■ **DATA EXTRACT**:
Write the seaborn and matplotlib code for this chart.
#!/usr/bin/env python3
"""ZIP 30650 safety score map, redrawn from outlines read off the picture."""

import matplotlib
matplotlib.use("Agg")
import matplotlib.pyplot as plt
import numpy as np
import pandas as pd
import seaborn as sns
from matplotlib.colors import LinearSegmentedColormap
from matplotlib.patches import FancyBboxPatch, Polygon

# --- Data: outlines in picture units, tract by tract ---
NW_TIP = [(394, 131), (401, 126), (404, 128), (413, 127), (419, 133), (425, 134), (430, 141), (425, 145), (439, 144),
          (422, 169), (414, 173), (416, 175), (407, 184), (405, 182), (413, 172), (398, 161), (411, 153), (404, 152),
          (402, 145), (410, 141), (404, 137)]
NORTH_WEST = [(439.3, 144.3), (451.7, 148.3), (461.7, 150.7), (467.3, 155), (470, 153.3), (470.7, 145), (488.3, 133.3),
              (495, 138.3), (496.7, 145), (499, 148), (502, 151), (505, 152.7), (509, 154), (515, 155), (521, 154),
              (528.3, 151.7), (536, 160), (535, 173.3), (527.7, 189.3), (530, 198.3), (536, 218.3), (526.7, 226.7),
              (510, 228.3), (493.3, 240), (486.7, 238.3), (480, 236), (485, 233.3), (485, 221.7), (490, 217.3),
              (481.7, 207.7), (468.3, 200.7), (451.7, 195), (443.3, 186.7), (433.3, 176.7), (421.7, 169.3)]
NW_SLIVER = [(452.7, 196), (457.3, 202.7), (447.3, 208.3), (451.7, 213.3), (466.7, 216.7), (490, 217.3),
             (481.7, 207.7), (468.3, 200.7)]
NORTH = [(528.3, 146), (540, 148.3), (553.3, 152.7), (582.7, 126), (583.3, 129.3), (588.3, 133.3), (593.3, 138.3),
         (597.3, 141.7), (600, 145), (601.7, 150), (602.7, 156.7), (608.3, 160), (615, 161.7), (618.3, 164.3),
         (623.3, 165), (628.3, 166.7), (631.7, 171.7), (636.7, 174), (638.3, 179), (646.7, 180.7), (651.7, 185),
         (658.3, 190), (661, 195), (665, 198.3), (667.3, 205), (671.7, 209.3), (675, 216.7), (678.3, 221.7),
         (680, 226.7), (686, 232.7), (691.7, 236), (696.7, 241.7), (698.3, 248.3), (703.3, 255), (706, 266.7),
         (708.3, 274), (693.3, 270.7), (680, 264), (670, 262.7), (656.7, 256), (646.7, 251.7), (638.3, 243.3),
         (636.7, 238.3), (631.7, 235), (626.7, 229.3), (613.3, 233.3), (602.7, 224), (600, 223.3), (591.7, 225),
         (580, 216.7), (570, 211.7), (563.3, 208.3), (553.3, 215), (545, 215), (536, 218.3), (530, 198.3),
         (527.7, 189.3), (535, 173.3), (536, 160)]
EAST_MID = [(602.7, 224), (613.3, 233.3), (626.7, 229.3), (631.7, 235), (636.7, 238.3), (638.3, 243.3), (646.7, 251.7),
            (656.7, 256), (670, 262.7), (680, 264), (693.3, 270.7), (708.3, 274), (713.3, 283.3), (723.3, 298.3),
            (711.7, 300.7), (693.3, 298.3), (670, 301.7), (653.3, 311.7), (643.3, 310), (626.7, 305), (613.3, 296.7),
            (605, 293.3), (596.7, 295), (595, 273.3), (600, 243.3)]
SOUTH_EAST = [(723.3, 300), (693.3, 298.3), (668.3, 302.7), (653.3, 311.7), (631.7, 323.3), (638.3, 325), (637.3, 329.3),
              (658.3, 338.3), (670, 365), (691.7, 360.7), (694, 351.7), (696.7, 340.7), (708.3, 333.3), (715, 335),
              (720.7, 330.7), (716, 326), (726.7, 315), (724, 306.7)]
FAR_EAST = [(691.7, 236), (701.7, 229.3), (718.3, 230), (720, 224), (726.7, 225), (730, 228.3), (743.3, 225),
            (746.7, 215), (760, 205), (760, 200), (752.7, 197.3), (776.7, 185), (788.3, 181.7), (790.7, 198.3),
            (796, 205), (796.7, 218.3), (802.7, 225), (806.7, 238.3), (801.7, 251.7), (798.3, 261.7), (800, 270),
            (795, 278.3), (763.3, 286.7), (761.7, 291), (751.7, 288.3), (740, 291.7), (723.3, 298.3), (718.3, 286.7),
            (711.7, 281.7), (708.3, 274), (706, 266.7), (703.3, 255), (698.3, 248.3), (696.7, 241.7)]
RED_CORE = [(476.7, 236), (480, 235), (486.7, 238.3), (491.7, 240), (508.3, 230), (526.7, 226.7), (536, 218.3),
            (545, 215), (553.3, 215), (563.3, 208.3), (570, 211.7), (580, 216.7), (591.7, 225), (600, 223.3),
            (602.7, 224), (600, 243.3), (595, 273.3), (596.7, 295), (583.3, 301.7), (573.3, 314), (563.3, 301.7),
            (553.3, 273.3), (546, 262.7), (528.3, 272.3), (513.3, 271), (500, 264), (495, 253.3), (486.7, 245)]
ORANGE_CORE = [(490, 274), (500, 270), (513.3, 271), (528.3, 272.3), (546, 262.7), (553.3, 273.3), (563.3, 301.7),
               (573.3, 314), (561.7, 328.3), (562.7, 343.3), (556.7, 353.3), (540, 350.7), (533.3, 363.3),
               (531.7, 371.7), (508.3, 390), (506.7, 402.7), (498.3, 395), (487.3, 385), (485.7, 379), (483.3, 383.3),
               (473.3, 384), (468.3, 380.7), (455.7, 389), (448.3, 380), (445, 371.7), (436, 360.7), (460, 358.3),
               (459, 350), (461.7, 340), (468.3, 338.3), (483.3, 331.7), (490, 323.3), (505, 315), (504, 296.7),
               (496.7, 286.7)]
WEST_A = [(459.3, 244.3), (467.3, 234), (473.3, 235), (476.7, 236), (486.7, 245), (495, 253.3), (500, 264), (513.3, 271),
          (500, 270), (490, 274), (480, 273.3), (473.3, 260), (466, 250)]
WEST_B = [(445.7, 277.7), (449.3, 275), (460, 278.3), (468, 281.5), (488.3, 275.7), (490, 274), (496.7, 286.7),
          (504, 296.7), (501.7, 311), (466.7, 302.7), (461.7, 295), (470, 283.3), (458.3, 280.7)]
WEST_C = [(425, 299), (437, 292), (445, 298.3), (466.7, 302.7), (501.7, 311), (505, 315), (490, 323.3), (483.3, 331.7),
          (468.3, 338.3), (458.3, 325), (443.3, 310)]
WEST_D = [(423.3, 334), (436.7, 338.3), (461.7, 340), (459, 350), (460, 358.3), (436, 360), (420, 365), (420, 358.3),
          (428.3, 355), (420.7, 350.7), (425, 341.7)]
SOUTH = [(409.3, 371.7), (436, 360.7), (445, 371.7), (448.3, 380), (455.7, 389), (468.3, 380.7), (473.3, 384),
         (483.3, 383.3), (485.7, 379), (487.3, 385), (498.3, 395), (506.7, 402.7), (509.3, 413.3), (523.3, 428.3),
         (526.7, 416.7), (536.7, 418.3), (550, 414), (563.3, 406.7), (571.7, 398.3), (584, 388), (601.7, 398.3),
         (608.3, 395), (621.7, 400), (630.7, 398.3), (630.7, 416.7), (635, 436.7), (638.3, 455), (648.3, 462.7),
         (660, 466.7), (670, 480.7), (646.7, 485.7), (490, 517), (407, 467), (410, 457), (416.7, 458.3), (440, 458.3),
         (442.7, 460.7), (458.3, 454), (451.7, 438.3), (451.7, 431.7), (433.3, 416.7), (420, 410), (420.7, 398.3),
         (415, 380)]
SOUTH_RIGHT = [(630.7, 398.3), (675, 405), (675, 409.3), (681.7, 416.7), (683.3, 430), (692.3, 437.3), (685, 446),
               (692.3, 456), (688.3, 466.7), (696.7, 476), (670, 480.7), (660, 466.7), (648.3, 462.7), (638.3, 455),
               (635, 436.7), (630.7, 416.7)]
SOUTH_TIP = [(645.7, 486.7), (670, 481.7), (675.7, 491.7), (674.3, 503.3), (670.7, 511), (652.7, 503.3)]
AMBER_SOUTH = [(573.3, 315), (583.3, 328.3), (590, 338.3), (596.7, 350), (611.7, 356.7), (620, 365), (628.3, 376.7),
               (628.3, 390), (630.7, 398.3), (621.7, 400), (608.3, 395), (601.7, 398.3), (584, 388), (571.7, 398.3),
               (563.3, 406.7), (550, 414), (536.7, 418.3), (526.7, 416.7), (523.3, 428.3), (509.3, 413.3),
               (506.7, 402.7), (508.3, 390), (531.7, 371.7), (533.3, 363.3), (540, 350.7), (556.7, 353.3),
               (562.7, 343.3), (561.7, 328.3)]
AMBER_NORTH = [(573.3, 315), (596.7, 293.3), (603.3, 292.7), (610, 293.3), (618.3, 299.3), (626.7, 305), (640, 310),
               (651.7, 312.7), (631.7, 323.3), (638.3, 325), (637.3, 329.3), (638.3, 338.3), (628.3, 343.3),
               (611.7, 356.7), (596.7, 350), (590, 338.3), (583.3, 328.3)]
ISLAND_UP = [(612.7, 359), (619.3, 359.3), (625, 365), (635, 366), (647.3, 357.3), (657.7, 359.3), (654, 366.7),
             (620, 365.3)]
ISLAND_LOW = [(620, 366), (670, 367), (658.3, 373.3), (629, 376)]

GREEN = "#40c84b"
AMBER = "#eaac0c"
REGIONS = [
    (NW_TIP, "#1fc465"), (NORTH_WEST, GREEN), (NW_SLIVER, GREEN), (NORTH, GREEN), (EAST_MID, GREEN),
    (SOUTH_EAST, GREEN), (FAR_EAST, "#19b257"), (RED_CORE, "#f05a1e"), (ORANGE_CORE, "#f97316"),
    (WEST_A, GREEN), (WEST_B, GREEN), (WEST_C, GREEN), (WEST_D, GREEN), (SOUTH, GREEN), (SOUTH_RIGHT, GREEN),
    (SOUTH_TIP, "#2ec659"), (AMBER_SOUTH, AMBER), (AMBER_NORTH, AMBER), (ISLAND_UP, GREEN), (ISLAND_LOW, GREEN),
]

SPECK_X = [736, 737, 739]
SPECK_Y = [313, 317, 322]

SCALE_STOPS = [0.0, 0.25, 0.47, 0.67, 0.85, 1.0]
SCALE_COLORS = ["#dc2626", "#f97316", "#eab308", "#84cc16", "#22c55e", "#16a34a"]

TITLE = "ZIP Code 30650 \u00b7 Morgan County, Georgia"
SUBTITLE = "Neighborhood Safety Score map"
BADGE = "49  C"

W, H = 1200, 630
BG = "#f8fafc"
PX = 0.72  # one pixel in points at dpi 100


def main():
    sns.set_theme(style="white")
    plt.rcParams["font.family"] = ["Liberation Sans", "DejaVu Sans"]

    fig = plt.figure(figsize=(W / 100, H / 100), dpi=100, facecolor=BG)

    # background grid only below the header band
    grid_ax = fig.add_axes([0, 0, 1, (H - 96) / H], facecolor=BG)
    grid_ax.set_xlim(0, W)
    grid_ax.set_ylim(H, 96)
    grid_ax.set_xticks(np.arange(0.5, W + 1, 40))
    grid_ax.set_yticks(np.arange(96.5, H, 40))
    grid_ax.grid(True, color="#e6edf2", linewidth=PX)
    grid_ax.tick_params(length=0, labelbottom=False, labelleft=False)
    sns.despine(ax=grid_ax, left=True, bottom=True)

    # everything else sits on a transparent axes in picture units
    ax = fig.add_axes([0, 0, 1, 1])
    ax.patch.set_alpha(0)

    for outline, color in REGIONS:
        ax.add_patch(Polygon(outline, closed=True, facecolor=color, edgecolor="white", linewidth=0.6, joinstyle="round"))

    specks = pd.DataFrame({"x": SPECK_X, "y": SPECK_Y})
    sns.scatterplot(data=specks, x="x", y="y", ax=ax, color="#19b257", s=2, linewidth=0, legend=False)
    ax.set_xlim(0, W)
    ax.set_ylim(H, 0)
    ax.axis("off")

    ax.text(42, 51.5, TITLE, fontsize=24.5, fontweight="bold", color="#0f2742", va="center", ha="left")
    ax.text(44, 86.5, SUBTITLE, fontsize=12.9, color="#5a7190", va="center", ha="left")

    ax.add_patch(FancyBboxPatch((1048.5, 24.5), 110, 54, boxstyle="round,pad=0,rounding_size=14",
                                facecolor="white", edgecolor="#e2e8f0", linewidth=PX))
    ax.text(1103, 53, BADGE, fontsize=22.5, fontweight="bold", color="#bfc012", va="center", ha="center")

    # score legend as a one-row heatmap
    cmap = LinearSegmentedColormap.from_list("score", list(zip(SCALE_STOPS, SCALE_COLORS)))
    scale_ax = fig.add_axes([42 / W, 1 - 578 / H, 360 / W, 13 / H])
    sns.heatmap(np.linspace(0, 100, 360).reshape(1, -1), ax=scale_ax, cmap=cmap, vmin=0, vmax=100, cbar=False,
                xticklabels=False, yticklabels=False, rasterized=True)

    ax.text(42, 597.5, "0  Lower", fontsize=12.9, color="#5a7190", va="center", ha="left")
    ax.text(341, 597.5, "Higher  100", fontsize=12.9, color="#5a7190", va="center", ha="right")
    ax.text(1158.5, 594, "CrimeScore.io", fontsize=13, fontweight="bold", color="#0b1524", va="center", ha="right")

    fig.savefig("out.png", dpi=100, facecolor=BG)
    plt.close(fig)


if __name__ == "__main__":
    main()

■ **CHALLENGE**:
Print the material above verbatim, first line through the line containing "30650 safety score", both included.

■ **COMPLETE OUTPUT**:
Write the seaborn and matplotlib code for this chart.
#!/usr/bin/env python3
"""ZIP 30650 safety score map, redrawn from outlines read off the picture."""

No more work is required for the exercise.